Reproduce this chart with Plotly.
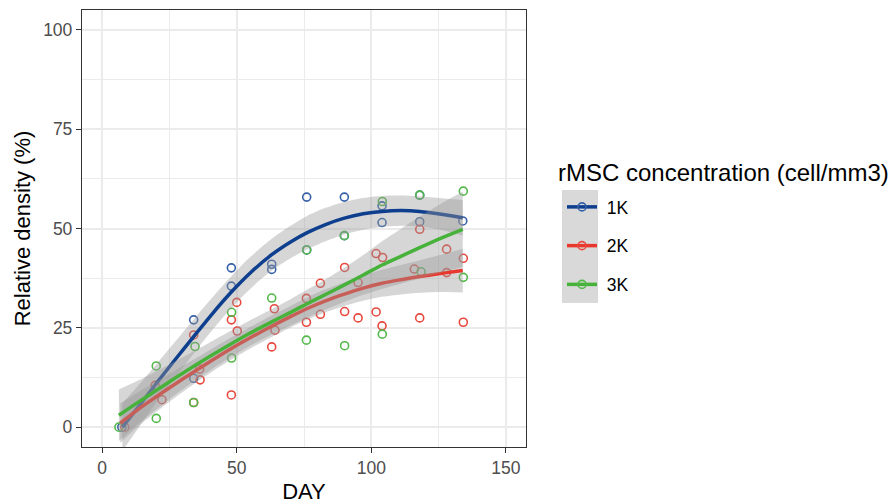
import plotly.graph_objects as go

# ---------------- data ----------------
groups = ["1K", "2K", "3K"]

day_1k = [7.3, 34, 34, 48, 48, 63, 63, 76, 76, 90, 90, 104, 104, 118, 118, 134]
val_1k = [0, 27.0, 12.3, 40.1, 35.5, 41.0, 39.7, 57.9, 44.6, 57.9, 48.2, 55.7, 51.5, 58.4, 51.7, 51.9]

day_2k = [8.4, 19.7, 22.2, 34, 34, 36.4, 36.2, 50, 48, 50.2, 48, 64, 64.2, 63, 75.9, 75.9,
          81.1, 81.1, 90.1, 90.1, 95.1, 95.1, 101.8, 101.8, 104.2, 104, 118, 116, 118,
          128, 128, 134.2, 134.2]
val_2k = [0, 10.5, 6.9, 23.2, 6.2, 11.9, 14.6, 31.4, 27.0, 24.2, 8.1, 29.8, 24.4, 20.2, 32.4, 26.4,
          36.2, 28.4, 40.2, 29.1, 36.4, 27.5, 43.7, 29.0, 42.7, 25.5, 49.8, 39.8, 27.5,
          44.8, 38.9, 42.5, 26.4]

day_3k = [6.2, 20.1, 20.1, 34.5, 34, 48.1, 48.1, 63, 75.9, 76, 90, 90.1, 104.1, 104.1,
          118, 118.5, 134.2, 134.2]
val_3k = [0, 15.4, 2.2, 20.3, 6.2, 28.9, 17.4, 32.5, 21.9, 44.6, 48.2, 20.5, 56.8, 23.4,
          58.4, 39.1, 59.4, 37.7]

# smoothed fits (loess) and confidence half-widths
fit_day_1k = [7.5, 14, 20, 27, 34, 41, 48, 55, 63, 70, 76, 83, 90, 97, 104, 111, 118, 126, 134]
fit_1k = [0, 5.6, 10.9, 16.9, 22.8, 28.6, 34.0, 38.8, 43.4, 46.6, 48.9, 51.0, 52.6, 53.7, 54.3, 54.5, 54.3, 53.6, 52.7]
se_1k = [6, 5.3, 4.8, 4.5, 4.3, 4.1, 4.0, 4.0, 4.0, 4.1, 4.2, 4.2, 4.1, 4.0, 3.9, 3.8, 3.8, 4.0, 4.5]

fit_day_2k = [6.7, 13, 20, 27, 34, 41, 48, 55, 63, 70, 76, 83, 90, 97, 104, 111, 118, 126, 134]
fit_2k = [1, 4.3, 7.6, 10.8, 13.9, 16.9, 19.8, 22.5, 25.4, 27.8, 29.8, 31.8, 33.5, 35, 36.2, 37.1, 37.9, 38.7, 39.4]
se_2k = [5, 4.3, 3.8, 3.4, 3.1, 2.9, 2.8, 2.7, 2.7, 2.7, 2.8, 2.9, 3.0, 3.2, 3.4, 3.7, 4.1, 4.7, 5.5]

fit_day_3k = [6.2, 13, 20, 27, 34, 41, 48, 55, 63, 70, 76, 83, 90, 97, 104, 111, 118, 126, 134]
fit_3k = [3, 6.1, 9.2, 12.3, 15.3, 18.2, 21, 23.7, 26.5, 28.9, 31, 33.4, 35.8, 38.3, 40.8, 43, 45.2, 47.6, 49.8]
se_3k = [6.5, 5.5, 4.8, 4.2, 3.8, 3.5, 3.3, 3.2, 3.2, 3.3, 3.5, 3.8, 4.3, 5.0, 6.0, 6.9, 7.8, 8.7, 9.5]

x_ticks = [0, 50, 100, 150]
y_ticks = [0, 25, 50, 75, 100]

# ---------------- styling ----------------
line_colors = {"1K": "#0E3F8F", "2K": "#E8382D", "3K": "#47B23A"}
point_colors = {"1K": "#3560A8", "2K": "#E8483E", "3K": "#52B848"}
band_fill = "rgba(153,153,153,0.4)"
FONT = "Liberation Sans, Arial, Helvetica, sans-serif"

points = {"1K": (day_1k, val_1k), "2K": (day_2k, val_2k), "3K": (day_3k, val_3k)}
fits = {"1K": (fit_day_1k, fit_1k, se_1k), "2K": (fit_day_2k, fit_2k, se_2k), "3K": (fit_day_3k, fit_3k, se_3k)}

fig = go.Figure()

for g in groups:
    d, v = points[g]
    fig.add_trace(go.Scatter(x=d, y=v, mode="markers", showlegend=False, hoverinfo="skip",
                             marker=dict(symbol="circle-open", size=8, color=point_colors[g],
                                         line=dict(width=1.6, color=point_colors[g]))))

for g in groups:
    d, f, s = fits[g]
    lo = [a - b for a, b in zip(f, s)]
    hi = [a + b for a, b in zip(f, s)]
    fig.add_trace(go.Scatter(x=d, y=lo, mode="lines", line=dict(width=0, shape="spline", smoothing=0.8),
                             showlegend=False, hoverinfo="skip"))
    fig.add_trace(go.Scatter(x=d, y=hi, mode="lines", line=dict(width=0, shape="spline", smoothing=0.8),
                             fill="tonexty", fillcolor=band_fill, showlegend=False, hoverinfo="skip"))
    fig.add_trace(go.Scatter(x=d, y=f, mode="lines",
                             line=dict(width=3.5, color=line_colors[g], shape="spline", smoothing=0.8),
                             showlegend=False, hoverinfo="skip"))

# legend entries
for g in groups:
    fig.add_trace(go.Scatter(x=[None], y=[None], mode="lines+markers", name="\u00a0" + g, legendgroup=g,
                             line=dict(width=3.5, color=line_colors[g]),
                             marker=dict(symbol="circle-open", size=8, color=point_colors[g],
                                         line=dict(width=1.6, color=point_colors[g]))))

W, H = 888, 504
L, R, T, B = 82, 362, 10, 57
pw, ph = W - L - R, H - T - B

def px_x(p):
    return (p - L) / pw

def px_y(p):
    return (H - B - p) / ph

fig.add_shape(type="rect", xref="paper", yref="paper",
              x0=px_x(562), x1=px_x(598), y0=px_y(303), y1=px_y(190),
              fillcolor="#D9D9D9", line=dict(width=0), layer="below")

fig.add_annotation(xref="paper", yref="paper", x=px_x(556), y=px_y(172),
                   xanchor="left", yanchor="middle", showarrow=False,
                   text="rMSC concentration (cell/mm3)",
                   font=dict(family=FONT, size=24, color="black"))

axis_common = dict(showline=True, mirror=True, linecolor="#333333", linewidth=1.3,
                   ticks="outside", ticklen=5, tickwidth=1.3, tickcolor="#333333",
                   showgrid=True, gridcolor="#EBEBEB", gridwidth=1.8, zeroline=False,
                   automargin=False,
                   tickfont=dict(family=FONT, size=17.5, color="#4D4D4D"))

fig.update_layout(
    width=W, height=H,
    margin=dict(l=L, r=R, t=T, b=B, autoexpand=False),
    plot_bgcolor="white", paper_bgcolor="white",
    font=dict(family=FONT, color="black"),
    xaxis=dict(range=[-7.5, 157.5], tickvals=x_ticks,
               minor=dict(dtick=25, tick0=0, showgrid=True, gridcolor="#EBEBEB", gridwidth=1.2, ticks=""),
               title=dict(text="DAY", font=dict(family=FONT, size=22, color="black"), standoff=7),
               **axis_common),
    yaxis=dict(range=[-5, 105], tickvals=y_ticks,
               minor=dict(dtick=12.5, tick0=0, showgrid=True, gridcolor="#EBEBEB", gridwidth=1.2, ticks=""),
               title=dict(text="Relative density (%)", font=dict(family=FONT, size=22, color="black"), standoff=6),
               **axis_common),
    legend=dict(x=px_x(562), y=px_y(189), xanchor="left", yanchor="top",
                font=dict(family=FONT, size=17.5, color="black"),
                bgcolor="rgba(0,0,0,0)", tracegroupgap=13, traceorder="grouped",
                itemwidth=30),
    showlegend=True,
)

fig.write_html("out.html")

....

# [GIVEN REQUEST]
Reproduce exactly the run of lines that opens the listing and closes with the line holding "58.4, 51.7, 51.9]". Pictures are excluded.

# [EXPECTED ANSWER]
Reproduce this chart with Plotly.
import plotly.graph_objects as go

# ---------------- data ----------------
groups = ["1K", "2K", "3K"]

day_1k = [7.3, 34, 34, 48, 48, 63, 63, 76, 76, 90, 90, 104, 104, 118, 118, 134]
val_1k = [0, 27.0, 12.3, 40.1, 35.5, 41.0, 39.7, 57.9, 44.6, 57.9, 48.2, 55.7, 51.5, 58.4, 51.7, 51.9]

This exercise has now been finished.